*Given problem*:
Nothing but the lines from the line with "Give me the matplotlib source for this chart." to the line with "0.0013, 0.0009, 0.0005]", both included, is to be repeated, and those exactly. Leave out the pictures.

*Source material*:
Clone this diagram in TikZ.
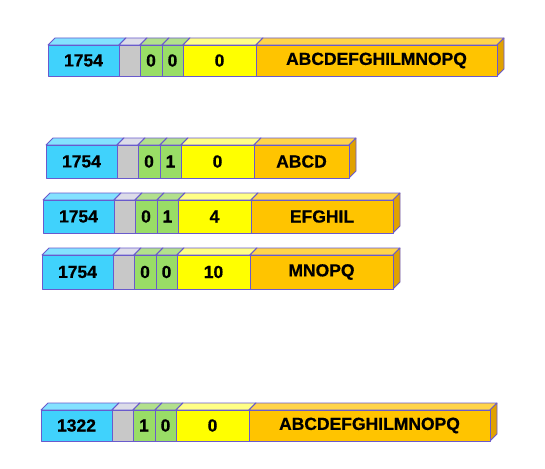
--
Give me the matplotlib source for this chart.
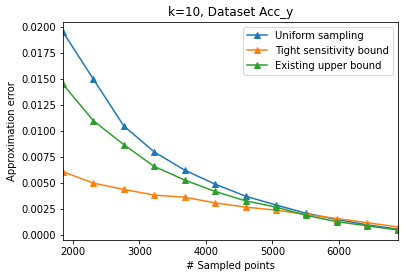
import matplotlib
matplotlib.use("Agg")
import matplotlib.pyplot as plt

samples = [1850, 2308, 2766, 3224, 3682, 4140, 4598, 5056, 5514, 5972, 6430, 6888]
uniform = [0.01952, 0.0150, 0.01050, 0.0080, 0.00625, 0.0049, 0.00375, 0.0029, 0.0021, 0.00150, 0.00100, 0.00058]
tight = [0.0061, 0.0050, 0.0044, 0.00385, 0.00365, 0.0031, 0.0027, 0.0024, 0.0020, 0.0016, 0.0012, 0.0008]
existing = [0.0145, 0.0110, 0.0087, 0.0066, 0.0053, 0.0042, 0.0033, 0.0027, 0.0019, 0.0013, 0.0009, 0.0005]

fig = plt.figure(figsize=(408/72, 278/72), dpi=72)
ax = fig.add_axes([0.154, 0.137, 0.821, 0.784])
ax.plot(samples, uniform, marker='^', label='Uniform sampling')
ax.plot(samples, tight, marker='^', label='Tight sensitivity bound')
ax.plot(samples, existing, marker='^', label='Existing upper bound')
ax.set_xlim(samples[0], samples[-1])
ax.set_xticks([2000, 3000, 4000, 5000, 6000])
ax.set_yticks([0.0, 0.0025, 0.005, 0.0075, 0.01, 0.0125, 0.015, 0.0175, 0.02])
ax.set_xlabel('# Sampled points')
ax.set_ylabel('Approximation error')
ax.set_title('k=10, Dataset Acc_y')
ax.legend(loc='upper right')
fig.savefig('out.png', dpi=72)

*Expected answer*:
Give me the matplotlib source for this chart.
import matplotlib
matplotlib.use("Agg")
import matplotlib.pyplot as plt

samples = [1850, 2308, 2766, 3224, 3682, 4140, 4598, 5056, 5514, 5972, 6430, 6888]
uniform = [0.01952, 0.0150, 0.01050, 0.0080, 0.00625, 0.0049, 0.00375, 0.0029, 0.0021, 0.00150, 0.00100, 0.00058]
tight = [0.0061, 0.0050, 0.0044, 0.00385, 0.00365, 0.0031, 0.0027, 0.0024, 0.0020, 0.0016, 0.0012, 0.0008]
existing = [0.0145, 0.0110, 0.0087, 0.0066, 0.0053, 0.0042, 0.0033, 0.0027, 0.0019, 0.0013, 0.0009, 0.0005]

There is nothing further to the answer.